The KOKKOS and the GPU package have different approaches to GPU acceleration: the GPU package follows the older “GPU as accelerator” approach which has ported only calculations that benefit significantly from GPU acceleration (primarily neighbor list builds and pair styles), everything else is run on the CPU, a chunk of it even concurrently to the GPU. There also is acceleration for parts of PPPM, but that is rarely helpful outside of serial execution. This only moves position data into the GPU and force data out; the KOKKOS package on the other hand follows the “CPU as a decelerator” approach and keeps all data on the GPU as much as possible. This is why having non accelerated fixes cause a performance penalty for KOKKOS, but not for GPU. The GPU package can further benefit from oversubscribing GPUs (especially modern, powerful ones, particularly when run with the CUDA MPS daemon) because it can utilize the more efficient MPI parallelization on the non GPU accelerated parts. Since the Pair and Neigh parts often consume over 90% of the total computational effort, using the GPU package approach is not as bad as you might think without knowing the details of the implementation.

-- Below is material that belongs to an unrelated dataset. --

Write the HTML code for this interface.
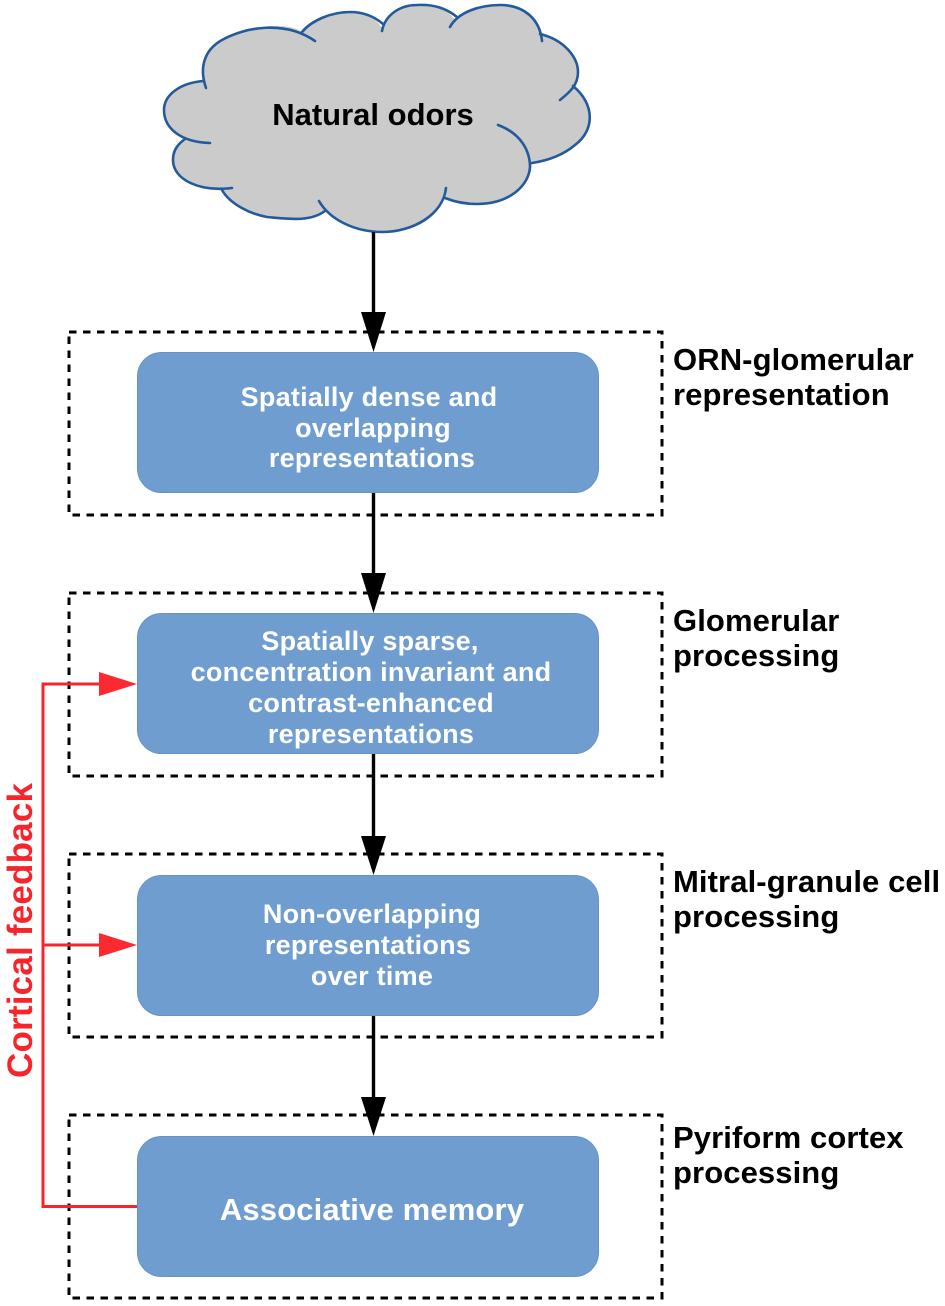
<!DOCTYPE html>
<html><head><meta charset="utf-8"><style>
html,body{margin:0;padding:0;background:#fff}
svg{display:block}
text{font-family:"Liberation Sans",sans-serif;font-weight:bold}
.w{fill:#fff;font-size:27px;text-anchor:middle;letter-spacing:.25px}
.k{fill:#000;font-size:31px;letter-spacing:.1px}
.d{fill:none;stroke:#000;stroke-width:3;stroke-dasharray:7.5 6.5}
.b{fill:#6f9dd0;stroke:#6593c8;stroke-width:1}
.c{fill:none;stroke:#225a9c;stroke-width:2.6;stroke-linecap:round}
</style></head><body>
<svg width="945" height="1306" viewBox="0 0 945 1306" xmlns="http://www.w3.org/2000/svg">
<rect width="945" height="1306" fill="#fff"/>
<path d="M206 88C199 68 204 50 222 40C245 27 285 20 302 32C312 20 332 12 350 12C365 12 376 18 382 28C385 15 400 5 417 5C435 4 447 9 455 20C462 10 480 5 500 5C525 5 538 20 540 34C565 40 578 58 578 72C578 80 576 83 573 86C595 104 595 130 575 145C562 156 545 161 532 163C530 185 510 204 477 204C465 204 455 202 445 198C435 222 412 232 383 232C355 232 335 222 325 211C310 222 290 219 267 217C250 214 230 204 222 190C200 192 173 180 173 160C173 150 178 144 185 139C172 132 164 122 164 110C164 95 180 83 203 81Z" fill="#cbcbcb"/>
<path class="c" d="M206 88C199 68 204 50 222 40C245 27 285 20 315 41"/>
<path class="c" d="M302 32C312 20 332 12 350 12C365 12 376 18 383 24"/>
<path class="c" d="M382 31C385 15 400 5 417 5C435 4 447 9 457 17"/>
<path class="c" d="M450 27C458 12 480 5 500 5C525 5 540 20 542 41"/>
<path class="c" d="M540 34C565 40 578 58 578 72C578 85 570 92 560 100"/>
<path class="c" d="M573 86C595 104 595 130 575 145C562 156 545 161 532 163"/>
<path class="c" d="M498 125C520 133 530 150 530 167C529 185 510 204 477 204C465 204 455 202 445 198"/>
<path class="c" d="M446 188C443 215 412 232 383 232C355 232 330 220 319 201"/>
<path class="c" d="M325 211C310 222 290 219 267 217C250 214 230 204 222 190"/>
<path class="c" d="M232 188C200 192 173 180 173 160C173 150 178 144 185 139"/>
<path class="c" d="M210 143C180 142 164 128 164 110C164 95 180 83 203 81"/>
<text x="373" y="125" style="font-size:31px;text-anchor:middle">Natural odors</text>

<rect class="d" x="69" y="332" width="593" height="183"/>
<rect class="d" x="69" y="593" width="593" height="183"/>
<rect class="d" x="69" y="854" width="593" height="183"/>
<rect class="d" x="69" y="1115" width="593" height="183"/>

<g stroke="#000" stroke-width="3.400">
<line x1="373.500" y1="232" x2="373.500" y2="320"/>
<line x1="373.500" y1="493" x2="373.500" y2="581"/>
<line x1="373.500" y1="754" x2="373.500" y2="842"/>
<line x1="373.500" y1="1016" x2="373.500" y2="1104"/>
</g>
<g fill="#000">
<polygon points="361,312 386,312 373.500,352"/>
<polygon points="361,573 386,573 373.500,613"/>
<polygon points="361,836 386,836 373.500,875"/>
<polygon points="361,1097 386,1097 373.500,1136"/>
</g>

<rect class="b" x="137.500" y="352.500" width="461" height="140" rx="24"/>
<rect class="b" x="137.500" y="613.500" width="461" height="140" rx="24"/>
<rect class="b" x="137.500" y="875.500" width="461" height="140" rx="24"/>
<rect class="b" x="137.500" y="1136.500" width="461" height="140" rx="24"/>

<path d="M137 1206.500H43V684H105M43 945H105" fill="none" stroke="#f5252b" stroke-width="3"/>
<polygon points="99,672 137,684 99,696" fill="#fb2a30"/>
<polygon points="99,933 137,945 99,957" fill="#fb2a30"/>

<text class="w" x="369" y="406">Spatially dense and</text>
<text class="w" x="373" y="437">overlapping</text>
<text class="w" x="372" y="467">representations</text>
<text class="w" x="370" y="650">Spatially sparse,</text>
<text class="w" x="371" y="681">concentration invariant and</text>
<text class="w" x="371" y="712">contrast-enhanced</text>
<text class="w" x="371" y="743">representations</text>
<text class="w" x="372" y="923">Non-overlapping</text>
<text class="w" x="368" y="954">representations</text>
<text class="w" x="372" y="985">over time</text>
<text class="w" x="372" y="1220" style="font-size:31px;letter-spacing:.15px">Associative memory</text>

<text class="k" x="673" y="370">ORN-glomerular</text>
<text class="k" x="673" y="405">representation</text>
<text class="k" x="673" y="631">Glomerular</text>
<text class="k" x="673" y="666">processing</text>
<text class="k" x="673" y="892">Mitral-granule cell</text>
<text class="k" x="673" y="927">processing</text>
<text class="k" x="673" y="1148">Pyriform cortex</text>
<text class="k" x="673" y="1183">processing</text>

<text transform="translate(32 1078) rotate(-90)" style="font-size:35px;fill:#f5252b;letter-spacing:.2px">Cortical feedback</text>
</svg>
</body></html>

It takes very little time. The reason to port such fixes to KOKKOS is not the acceleration, but the cost of having to move data between CPU and GPU back and forth.

akohlmey · September 26, 2023, 10:18pm

Please also see the chapter on acceleration in the LAMMPS manual, specifically: 7.5. Comparison of various accelerator packages — LAMMPS documentation

Gabriele · September 26, 2023, 10:43pm

Sounds good, will give the libgpu a try for fix temp/rescale calculations the user is planning.